Disassemble case isolating damaged panels. Place in stable controlled environment (heated home typically). Monitor with moisture meter until reaching target 8% moisture content. All parts must reach similar moisture before reassembly. This takes weeks to months depending on initial condition and thickness. Rushing reassembly before complete equilibration wastes effort.
What should I use to seal interior raw wood surfaces?
Flat (matte) varnish or shellac creates moisture barrier slowing humidity response. Apply 2-3 coats to all interior surfaces including edges and rough areas. Oil-based varnish provides excellent moisture protection. Water-based polyurethane dries faster but slightly less protective. The seal isn't visible under normal circumstances but dramatically improves long-term stability.
How do I flatten severely warped panels?
Only after complete drying to 8% moisture and interior sealing. Place panel between rigid straight cauls. Apply multiple clamps from center outward creating even pressure.
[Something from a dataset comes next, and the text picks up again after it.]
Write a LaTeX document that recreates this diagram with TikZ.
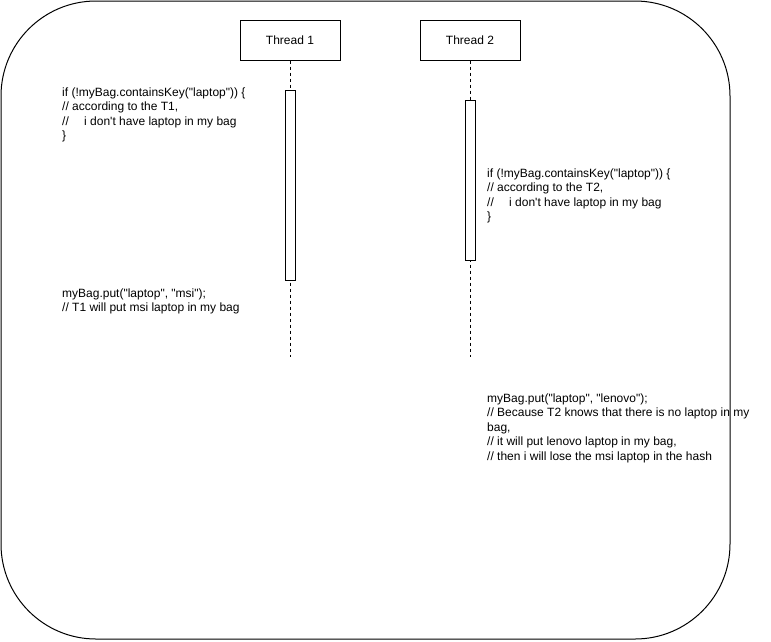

Leave clamped minimum several days (week better). For extreme warpage, use progressive clamping—flatten partially, rest, flatten more. Some extremely warped panels may require planing, cleats, or replacement.
Should I veneer the back side of panels?
Proper construction requires veneering both sides preventing differential movement. However, adding back veneer to period piece deviates from original construction potentially affecting value. For historically significant clocks, seal interior instead maintaining originality. For common clocks where functionality outweighs authenticity concerns, adding back veneer creates truly stable panel.
What moisture content should I target?
Target 8% moisture content for reassembly in typical heated home. Period furniture and clocks equilibrate 6-8% in heated spaces; 10-12% in unheated controlled storage. All parts must reach similar moisture content before reassembly. Use moisture meter monitoring multiple locations—thick sections dry slower than thin edges.
How do I prevent problems from recurring?
Maintain stable 40-50% relative humidity year-round. Use dehumidifier in damp spaces; humidifier in very dry heated areas. Avoid placing clock near heat sources or in damp locations. After proper restoration with complete drying, interior sealing, and controlled reassembly, stable environment preserves work indefinitely. Poor environment destroys finest restoration within years.